Thoreau maintained a healthy skepticism of government but this did not mean he thought it immoral for one man or society to express concern for the well-being of another, even if he dreaded such occasional intrusiveness in his own solitude. “Every creature is better alive than dead . . . and he who understands it aright will rather preserve its life than destroy it.” Thoreau further understood that quality of life was often just as important as being alive. “To affect the quality of the day, that is the highest of arts.”
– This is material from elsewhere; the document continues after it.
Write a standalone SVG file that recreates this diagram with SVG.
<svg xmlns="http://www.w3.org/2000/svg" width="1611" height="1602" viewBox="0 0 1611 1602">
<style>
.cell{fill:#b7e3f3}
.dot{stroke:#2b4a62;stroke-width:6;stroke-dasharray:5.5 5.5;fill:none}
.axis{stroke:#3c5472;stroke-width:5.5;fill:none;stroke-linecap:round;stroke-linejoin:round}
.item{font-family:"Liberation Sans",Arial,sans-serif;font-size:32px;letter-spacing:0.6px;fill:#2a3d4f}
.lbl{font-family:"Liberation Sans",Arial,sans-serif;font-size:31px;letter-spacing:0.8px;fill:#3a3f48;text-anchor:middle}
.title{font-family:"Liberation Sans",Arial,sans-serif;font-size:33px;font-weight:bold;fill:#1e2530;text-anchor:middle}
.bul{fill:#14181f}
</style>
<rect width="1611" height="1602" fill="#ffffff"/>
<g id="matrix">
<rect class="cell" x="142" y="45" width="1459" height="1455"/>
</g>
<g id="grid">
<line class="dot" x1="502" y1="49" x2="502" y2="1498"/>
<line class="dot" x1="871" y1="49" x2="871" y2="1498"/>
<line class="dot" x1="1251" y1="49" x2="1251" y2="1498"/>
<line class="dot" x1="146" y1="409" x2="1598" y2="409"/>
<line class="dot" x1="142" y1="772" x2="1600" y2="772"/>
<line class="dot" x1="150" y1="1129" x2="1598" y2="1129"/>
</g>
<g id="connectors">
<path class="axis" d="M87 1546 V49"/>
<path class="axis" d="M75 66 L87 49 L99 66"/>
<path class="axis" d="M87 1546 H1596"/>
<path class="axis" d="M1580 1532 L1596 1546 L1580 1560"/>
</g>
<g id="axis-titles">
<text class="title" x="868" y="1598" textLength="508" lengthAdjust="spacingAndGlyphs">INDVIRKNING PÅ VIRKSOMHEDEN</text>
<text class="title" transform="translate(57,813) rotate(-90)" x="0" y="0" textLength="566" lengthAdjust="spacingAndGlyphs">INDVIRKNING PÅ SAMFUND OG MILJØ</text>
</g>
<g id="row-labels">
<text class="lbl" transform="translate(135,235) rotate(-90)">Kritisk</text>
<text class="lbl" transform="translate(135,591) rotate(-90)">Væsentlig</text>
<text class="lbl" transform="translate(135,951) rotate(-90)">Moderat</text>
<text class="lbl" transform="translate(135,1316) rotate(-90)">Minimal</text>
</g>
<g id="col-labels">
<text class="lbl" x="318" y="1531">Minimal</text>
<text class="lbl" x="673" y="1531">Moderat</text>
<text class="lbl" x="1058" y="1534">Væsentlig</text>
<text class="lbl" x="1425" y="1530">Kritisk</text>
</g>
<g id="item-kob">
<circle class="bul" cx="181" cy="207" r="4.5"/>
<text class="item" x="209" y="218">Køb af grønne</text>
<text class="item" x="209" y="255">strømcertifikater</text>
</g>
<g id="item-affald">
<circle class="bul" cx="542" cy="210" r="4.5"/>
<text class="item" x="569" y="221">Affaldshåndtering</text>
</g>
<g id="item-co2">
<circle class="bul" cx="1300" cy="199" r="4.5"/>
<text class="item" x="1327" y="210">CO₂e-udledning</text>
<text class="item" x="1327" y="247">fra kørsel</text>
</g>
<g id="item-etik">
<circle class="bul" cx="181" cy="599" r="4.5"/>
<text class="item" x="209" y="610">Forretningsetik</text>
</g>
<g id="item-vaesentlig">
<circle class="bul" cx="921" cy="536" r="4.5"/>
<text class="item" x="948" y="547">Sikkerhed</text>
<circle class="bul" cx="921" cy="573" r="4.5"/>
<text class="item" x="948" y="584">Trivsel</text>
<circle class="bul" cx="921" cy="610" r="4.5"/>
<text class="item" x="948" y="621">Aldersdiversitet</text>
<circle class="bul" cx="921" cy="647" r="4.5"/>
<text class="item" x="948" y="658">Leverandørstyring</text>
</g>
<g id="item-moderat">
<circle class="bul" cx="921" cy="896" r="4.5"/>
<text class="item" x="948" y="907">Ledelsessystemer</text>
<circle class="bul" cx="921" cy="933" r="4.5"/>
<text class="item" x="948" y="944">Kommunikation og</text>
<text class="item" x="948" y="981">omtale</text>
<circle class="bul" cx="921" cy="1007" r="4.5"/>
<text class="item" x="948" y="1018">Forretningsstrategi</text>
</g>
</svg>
Even as an economic tradeoff, Thoreau has a rebuttal to Szasz regarding healthcare. “The cost of a thing is the amount of life which is required to be exchanged for it, immediately or in the long run.” It is easy to confuse the price of a thing today with its true value for the future, a confusion many in Congress are experiencing right now with regard to the affordability of universal healthcare.

Doctor Szasz is a psychiatrist and writer, among whose book is The Myth of Mental Illness. The need for universal healthcare in this country is no myth. The myth lies with the idea that such coverage is somehow inconsistent with the principles of democracy, egalitarianism, or even economy.

In the end, Szasz’s arguments all boil down to the same selfish precept so often made against universal healthcare – it is better for millions of individuals to remain without any coverage than for a single individual with coverage to experience decreased quality. The luxurious aspects of many private plans are now ingrained as necessities for too many of us. “Simplicity, simplicity, simplicity!” exhorts Thoreau. “Most of the luxuries and many of the so-called comforts of life are not only not indispensable but positive hindrances to the elevation of mankind.”

This seems a classic case of “Physician, heal thyself!” Or, to express it in terms with which Doctor Szasz can better relate – He is in desperate need of a tune-up, regardless of whether he realizes it and/or is willing to pay for it.